* [REQUIRED WORK]:
Take the lines from the top down to and including the one with "2.18, 1.75, 1.20];" and repeat them exactly. Omit images.

-- start of DATASET CONTENT --

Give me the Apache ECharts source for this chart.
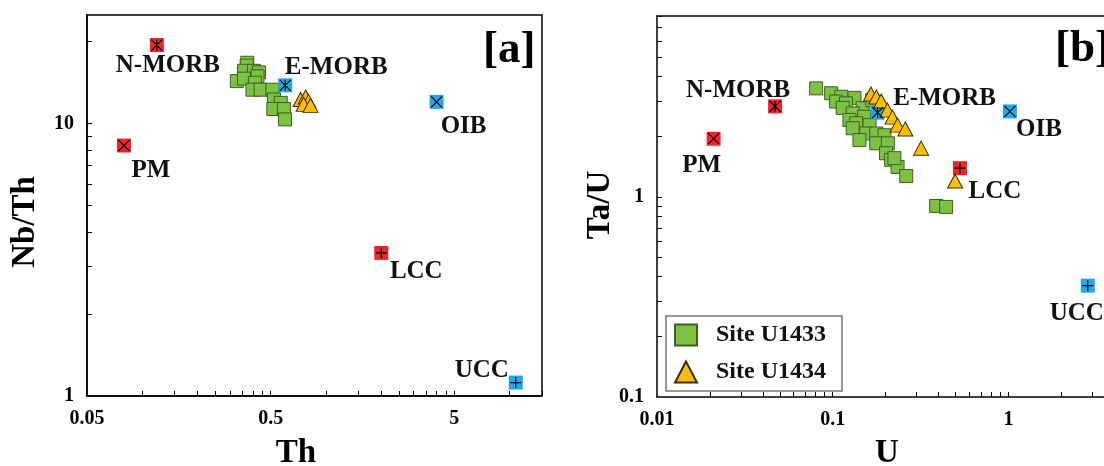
<!DOCTYPE html>
<html>
<head>
<meta charset="utf-8">
<script src="https://cdn.jsdelivr.net/npm/echarts@6/dist/echarts.min.js"></script>
<style>
  html, body { margin: 0; padding: 0; background: #fff; }
  #chart { width: 1104px; height: 466px; }
</style>
</head>
<body>
<div id="chart"></div>
<script>
// ---- Panel [a]: Th (ppm) vs Nb/Th ----
const thU1433   = [0.373, 0.370, 0.358, 0.406, 0.432, 0.424, 0.327, 0.358, 0.410, 0.398, 0.441, 0.511, 0.521, 0.567, 0.517, 0.590, 0.598];
const nbThU1433 = [16.7, 16.3, 15.6, 15.6, 15.4, 14.9, 14.3, 14.6, 14.1, 13.3, 13.3, 13.3, 12.25, 11.9, 11.3, 11.3, 10.35];
const thU1434   = [0.728, 0.775, 0.804, 0.756, 0.824];
const nbThU1434 = [12.25, 12.5, 12.05, 11.75, 11.65];

// ---- Panel [b]: U (ppm) vs Ta/U ----
const uU1433   = [0.0805, 0.098, 0.112, 0.133, 0.1045, 0.119, 0.114, 0.148, 0.130, 0.151, 0.1245, 0.136, 0.162, 0.130, 0.155, 0.177, 0.197, 0.177, 0.206, 0.201, 0.215, 0.234, 0.262, 0.388, 0.442, 0.142, 0.168, 0.2245];
const taUU1433 = [3.48, 3.29, 3.16, 3.12, 2.99, 2.93, 2.78, 2.77, 2.61, 2.51, 2.42, 2.33, 2.28, 2.20, 2.07, 2.07, 2.03, 1.85, 1.85, 1.65, 1.53, 1.41, 1.27, 0.90, 0.89, 1.92, 3.04, 1.56];
const uU1434   = [0.165, 0.177, 0.189, 0.205, 0.219, 0.234, 0.259, 0.3185, 0.4975];
const taUU1434 = [3.26, 3.15, 3.01, 2.71, 2.50, 2.28, 2.18, 1.75, 1.20];

// ---- Reference reservoirs ----
const resNames = ['PM', 'N-MORB', 'E-MORB', 'OIB', 'LCC', 'UCC'];
const resTh    = [0.0795, 0.12, 0.60, 4.0, 2.0, 10.8];
const resNbTh  = [8.3, 19.4, 13.8, 12.0, 3.35, 1.12];
const resU     = [0.021, 0.047, 0.18, 1.02, 0.53, 2.83];
const resTaU   = [1.95, 2.83, 2.63, 2.67, 1.39, 0.36];

// ---- Axis tick labels ----
const thTickLabels   = [0.05, 0.5, 5];
const nbThTickLabels = [1, 10];
const uTickLabels    = [0.01, 0.1, 1];
const taUTickLabels  = [0.1, 1];

// ---- Styling ----
const SERIF = "'Liberation Serif', 'Times New Roman', serif";
const RED = '#f0262a';
const BLUE = '#22a8e6';
const GLYPH = {
  cross: 'path://M0,0L10,10M10,0L0,10',
  star:  'path://M0,0L10,10M10,0L0,10M5,0L5,10',
  plus:  'path://M5,0L5,10M0,5L10,5'
};
// marker fill, inner glyph and label offsets for each reservoir in panel a / b
const resStyle = {
  'PM':     { color: RED,  glyph: 'cross', a: [27, 25],  b: [-12, 27] },
  'N-MORB': { color: RED,  glyph: 'star',  a: [11, 21],  b: [-37, -16] },
  'E-MORB': { color: BLUE, glyph: 'star',  a: [51, -18], b: [67, -14] },
  'OIB':    { color: BLUE, glyph: 'cross', a: [27, 25],  b: [29, 18] },
  'LCC':    { color: RED,  glyph: 'plus',  a: [35, 19],  b: [35, 23] },
  'UCC':    { color: BLUE, glyph: 'plus',  a: [-34, -12], b: [-11, 28] }
};

// classic log-axis minor ticks: k * start * 10^d, k = 2..10
function logTicks(start, decades, max) {
  const out = [];
  for (let d = 0; d < decades; d++) {
    const base = start * Math.pow(10, d);
    for (let k = 2; k <= 10; k++) {
      const v = +(base * k).toPrecision(6);
      if (v <= max) out.push(v);
    }
  }
  return out;
}

function logAxis(gridIndex, min, max, labels, ticks) {
  return {
    type: 'log', logBase: 10, gridIndex, min, max,
    axisLine: { show: true, onZero: false, lineStyle: { color: '#000', width: 1.5 } },
    axisTick: { show: true, inside: true, length: 5, customValues: ticks,
                lineStyle: { color: '#000', width: 1 } },
    axisLabel: { customValues: labels, formatter: v => String(v),
                 fontSize: 20, fontWeight: 'bold', fontFamily: SERIF, color: '#000', margin: 13 },
    splitLine: { show: false }
  };
}

function pairs(xs, ys) { return xs.map((x, i) => [x, ys[i]]); }

function sampleSeries(name, xs, ys, panel, shape) {
  const isSq = shape === 'rect';
  return {
    type: 'scatter', name, xAxisIndex: panel, yAxisIndex: panel,
    data: pairs(xs, ys),
    symbol: shape,
    symbolSize: isSq ? 13 : [15, 14],
    itemStyle: isSq
      ? { color: '#7dc143', borderColor: '#3f5f24', borderWidth: 1, opacity: 1 }
      : { color: '#ffbf00', borderColor: '#3a2e00', borderWidth: 1, opacity: 1 },
    z: isSq ? 2 : 4,
    animation: false
  };
}

function reservoirSeries(xs, ys, panel) {
  const key = panel === 0 ? 'a' : 'b';
  const boxes = {
    type: 'scatter', name: 'reservoirs-' + key, xAxisIndex: panel, yAxisIndex: panel,
    symbol: 'rect', symbolSize: 14, z: 3, animation: false,
    data: resNames.map((n, i) => ({
      name: n, value: [xs[i], ys[i]],
      itemStyle: { color: resStyle[n].color, borderWidth: 0, opacity: 1 },
      label: { offset: resStyle[n][key] }
    })),
    label: {
      show: true, position: 'inside', formatter: p => p.name,
      fontSize: 25, fontWeight: 'bold', fontFamily: SERIF, color: '#111'
    }
  };
  const marks = {
    type: 'scatter', name: 'reservoir-marks-' + key, xAxisIndex: panel, yAxisIndex: panel,
    symbolSize: 11, z: 5, animation: false, silent: true,
    data: resNames.map((n, i) => ({
      value: [xs[i], ys[i]], symbol: GLYPH[resStyle[n].glyph]
    })),
    itemStyle: { color: 'rgba(0,0,0,0)', borderColor: '#000', borderWidth: 1.1, opacity: 1 }
  };
  return [boxes, marks];
}

function titleText(text, x, y, rot, size) {
  return {
    type: 'text', x, y, rotation: rot || 0, z: 10,
    style: { text, fontSize: size, fontWeight: 'bold', fontFamily: SERIF, fill: '#000',
             align: 'center', verticalAlign: 'middle' }
  };
}

const chart = echarts.init(document.getElementById('chart'), null, { renderer: 'canvas' });

// U axis of panel b: 0.01 .. 3.5 visible, the frame continues past the page edge
const uMin = 0.01, uMax = 3.5;

chart.setOption({
  animation: false,
  backgroundColor: '#fff',
  grid: [
    { left: 87, top: 15, width: 455, height: 381, show: true, borderColor: '#000', borderWidth: 1.5 },
    { left: 657, top: 16, right: 0, height: 381, show: false }
  ],
  xAxis: [
    logAxis(0, 0.05, 15, thTickLabels, logTicks(0.05, 3, 15)),
    logAxis(1, uMin, uMax, uTickLabels, logTicks(uMin, 3, uMax)),
    // top edge of the panel b frame
    { type: 'log', logBase: 10, gridIndex: 1, min: uMin, max: uMax, position: 'top',
      axisLine: { show: true, onZero: false, lineStyle: { color: '#000', width: 1.5 } },
      axisTick: { show: false }, axisLabel: { show: false }, splitLine: { show: false } }
  ],
  yAxis: [
    logAxis(0, 1, 25, nbThTickLabels, logTicks(1, 2, 25)),
    logAxis(1, 0.1, 8, taUTickLabels, logTicks(0.1, 2, 8))
  ],
  legend: {
    data: ['Site U1433', 'Site U1434'],
    orient: 'vertical', left: 666, top: 316,
    padding: [7, 16, 7, 8], itemGap: 13,
    itemWidth: 22, itemHeight: 21,
    borderColor: '#777', borderWidth: 1.5, backgroundColor: '#fff',
    textStyle: { fontSize: 24, fontWeight: 'bold', fontFamily: SERIF, color: '#111',
                 padding: [0, 0, 0, 14] },
    selectedMode: false
  },
  graphic: [
    titleText('Th', 296, 453, 0, 33),
    titleText('U', 887, 453, 0, 33),
    titleText('Nb/Th', 25, 222, Math.PI / 2, 33),
    titleText('Ta/U', 600, 205, Math.PI / 2, 33),
    { type: 'text', x: 483, y: 50, z: 10,
      style: { text: '[a]', fontSize: 45, fontWeight: 'bold', fontFamily: SERIF, fill: '#000',
               align: 'left', verticalAlign: 'middle' } },
    { type: 'text', x: 1055, y: 49, z: 10,
      style: { text: '[b]', fontSize: 45, fontWeight: 'bold', fontFamily: SERIF, fill: '#000',
               align: 'left', verticalAlign: 'middle' } }
  ],
  series: [
    sampleSeries('Site U1433', thU1433, nbThU1433, 0, 'rect'),
    sampleSeries('Site U1434', thU1434, nbThU1434, 0, 'triangle'),
    ...reservoirSeries(resTh, resNbTh, 0),
    sampleSeries('Site U1433', uU1433, taUU1433, 1, 'rect'),
    sampleSeries('Site U1434', uU1434, taUU1434, 1, 'triangle'),
    ...reservoirSeries(resU, resTaU, 1)
  ]
});
</script>
</body>
</html>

-- end of DATASET CONTENT --

* [SOLUTION TO THIS PROBLEM]:
Give me the Apache ECharts source for this chart.
<!DOCTYPE html>
<html>
<head>
<meta charset="utf-8">
<script src="https://cdn.jsdelivr.net/npm/echarts@6/dist/echarts.min.js"></script>
<style>
  html, body { margin: 0; padding: 0; background: #fff; }
  #chart { width: 1104px; height: 466px; }
</style>
</head>
<body>
<div id="chart"></div>
<script>
// ---- Panel [a]: Th (ppm) vs Nb/Th ----
const thU1433   = [0.373, 0.370, 0.358, 0.406, 0.432, 0.424, 0.327, 0.358, 0.410, 0.398, 0.441, 0.511, 0.521, 0.567, 0.517, 0.590, 0.598];
const nbThU1433 = [16.7, 16.3, 15.6, 15.6, 15.4, 14.9, 14.3, 14.6, 14.1, 13.3, 13.3, 13.3, 12.25, 11.9, 11.3, 11.3, 10.35];
const thU1434   = [0.728, 0.775, 0.804, 0.756, 0.824];
const nbThU1434 = [12.25, 12.5, 12.05, 11.75, 11.65];

// ---- Panel [b]: U (ppm) vs Ta/U ----
const uU1433   = [0.0805, 0.098, 0.112, 0.133, 0.1045, 0.119, 0.114, 0.148, 0.130, 0.151, 0.1245, 0.136, 0.162, 0.130, 0.155, 0.177, 0.197, 0.177, 0.206, 0.201, 0.215, 0.234, 0.262, 0.388, 0.442, 0.142, 0.168, 0.2245];
const taUU1433 = [3.48, 3.29, 3.16, 3.12, 2.99, 2.93, 2.78, 2.77, 2.61, 2.51, 2.42, 2.33, 2.28, 2.20, 2.07, 2.07, 2.03, 1.85, 1.85, 1.65, 1.53, 1.41, 1.27, 0.90, 0.89, 1.92, 3.04, 1.56];
const uU1434   = [0.165, 0.177, 0.189, 0.205, 0.219, 0.234, 0.259, 0.3185, 0.4975];
const taUU1434 = [3.26, 3.15, 3.01, 2.71, 2.50, 2.28, 2.18, 1.75, 1.20];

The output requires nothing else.